─── Data block

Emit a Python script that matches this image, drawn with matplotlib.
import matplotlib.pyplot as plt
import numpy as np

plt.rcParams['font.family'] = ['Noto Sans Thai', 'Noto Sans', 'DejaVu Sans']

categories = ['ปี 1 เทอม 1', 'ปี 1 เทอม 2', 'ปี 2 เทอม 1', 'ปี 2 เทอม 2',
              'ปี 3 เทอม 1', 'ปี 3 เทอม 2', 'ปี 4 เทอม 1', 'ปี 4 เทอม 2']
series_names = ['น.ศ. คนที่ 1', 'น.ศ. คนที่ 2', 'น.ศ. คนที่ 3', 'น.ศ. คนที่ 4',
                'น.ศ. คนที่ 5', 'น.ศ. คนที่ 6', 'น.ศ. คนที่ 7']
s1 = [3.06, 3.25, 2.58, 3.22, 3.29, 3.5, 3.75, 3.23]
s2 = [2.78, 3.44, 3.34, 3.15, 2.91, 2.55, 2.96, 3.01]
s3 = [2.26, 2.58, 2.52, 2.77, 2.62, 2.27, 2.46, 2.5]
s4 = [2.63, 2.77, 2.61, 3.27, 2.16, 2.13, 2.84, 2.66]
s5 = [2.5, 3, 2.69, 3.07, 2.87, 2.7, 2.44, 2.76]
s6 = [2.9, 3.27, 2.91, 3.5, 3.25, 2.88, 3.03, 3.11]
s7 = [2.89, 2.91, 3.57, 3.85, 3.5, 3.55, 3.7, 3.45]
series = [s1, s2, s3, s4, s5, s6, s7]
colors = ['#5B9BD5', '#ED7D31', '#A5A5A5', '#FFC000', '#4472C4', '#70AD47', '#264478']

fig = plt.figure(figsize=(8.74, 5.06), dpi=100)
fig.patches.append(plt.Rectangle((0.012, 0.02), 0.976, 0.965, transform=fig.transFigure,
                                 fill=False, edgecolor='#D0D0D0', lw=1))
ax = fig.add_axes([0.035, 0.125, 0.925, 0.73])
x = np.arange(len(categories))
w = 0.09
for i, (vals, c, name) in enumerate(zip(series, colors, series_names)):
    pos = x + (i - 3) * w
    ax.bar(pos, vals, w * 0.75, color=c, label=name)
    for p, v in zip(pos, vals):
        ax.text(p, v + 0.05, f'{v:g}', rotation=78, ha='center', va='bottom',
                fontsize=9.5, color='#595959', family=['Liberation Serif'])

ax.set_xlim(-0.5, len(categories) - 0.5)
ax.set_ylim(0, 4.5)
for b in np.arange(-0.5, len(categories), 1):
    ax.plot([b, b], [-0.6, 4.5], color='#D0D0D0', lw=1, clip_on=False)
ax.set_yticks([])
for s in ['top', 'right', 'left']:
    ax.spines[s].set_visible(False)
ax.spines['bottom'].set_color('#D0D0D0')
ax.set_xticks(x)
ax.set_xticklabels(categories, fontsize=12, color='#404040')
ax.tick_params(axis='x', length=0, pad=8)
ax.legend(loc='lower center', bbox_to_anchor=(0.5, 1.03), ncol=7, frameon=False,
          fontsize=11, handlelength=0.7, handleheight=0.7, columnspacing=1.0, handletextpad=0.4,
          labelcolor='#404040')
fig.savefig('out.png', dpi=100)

──────

**Task brief**.
Every line of the material must be returned exactly as it appears.

**Solution for this task**.
Emit a Python script that matches this image, drawn with matplotlib.
import matplotlib.pyplot as plt
import numpy as np

plt.rcParams['font.family'] = ['Noto Sans Thai', 'Noto Sans', 'DejaVu Sans']

categories = ['ปี 1 เทอม 1', 'ปี 1 เทอม 2', 'ปี 2 เทอม 1', 'ปี 2 เทอม 2',
              'ปี 3 เทอม 1', 'ปี 3 เทอม 2', 'ปี 4 เทอม 1', 'ปี 4 เทอม 2']
series_names = ['น.ศ. คนที่ 1', 'น.ศ. คนที่ 2', 'น.ศ. คนที่ 3', 'น.ศ. คนที่ 4',
                'น.ศ. คนที่ 5', 'น.ศ. คนที่ 6', 'น.ศ. คนที่ 7']
s1 = [3.06, 3.25, 2.58, 3.22, 3.29, 3.5, 3.75, 3.23]
s2 = [2.78, 3.44, 3.34, 3.15, 2.91, 2.55, 2.96, 3.01]
s3 = [2.26, 2.58, 2.52, 2.77, 2.62, 2.27, 2.46, 2.5]
s4 = [2.63, 2.77, 2.61, 3.27, 2.16, 2.13, 2.84, 2.66]
s5 = [2.5, 3, 2.69, 3.07, 2.87, 2.7, 2.44, 2.76]
s6 = [2.9, 3.27, 2.91, 3.5, 3.25, 2.88, 3.03, 3.11]
s7 = [2.89, 2.91, 3.57, 3.85, 3.5, 3.55, 3.7, 3.45]
series = [s1, s2, s3, s4, s5, s6, s7]
colors = ['#5B9BD5', '#ED7D31', '#A5A5A5', '#FFC000', '#4472C4', '#70AD47', '#264478']

fig = plt.figure(figsize=(8.74, 5.06), dpi=100)
fig.patches.append(plt.Rectangle((0.012, 0.02), 0.976, 0.965, transform=fig.transFigure,
                                 fill=False, edgecolor='#D0D0D0', lw=1))
ax = fig.add_axes([0.035, 0.125, 0.925, 0.73])
x = np.arange(len(categories))
w = 0.09
for i, (vals, c, name) in enumerate(zip(series, colors, series_names)):
    pos = x + (i - 3) * w
    ax.bar(pos, vals, w * 0.75, color=c, label=name)
    for p, v in zip(pos, vals):
        ax.text(p, v + 0.05, f'{v:g}', rotation=78, ha='center', va='bottom',
                fontsize=9.5, color='#595959', family=['Liberation Serif'])

ax.set_xlim(-0.5, len(categories) - 0.5)
ax.set_ylim(0, 4.5)
for b in np.arange(-0.5, len(categories), 1):
    ax.plot([b, b], [-0.6, 4.5], color='#D0D0D0', lw=1, clip_on=False)
ax.set_yticks([])
for s in ['top', 'right', 'left']:
    ax.spines[s].set_visible(False)
ax.spines['bottom'].set_color('#D0D0D0')
ax.set_xticks(x)
ax.set_xticklabels(categories, fontsize=12, color='#404040')
ax.tick_params(axis='x', length=0, pad=8)
ax.legend(loc='lower center', bbox_to_anchor=(0.5, 1.03), ncol=7, frameon=False,
          fontsize=11, handlelength=0.7, handleheight=0.7, columnspacing=1.0, handletextpad=0.4,
          labelcolor='#404040')
fig.savefig('out.png', dpi=100)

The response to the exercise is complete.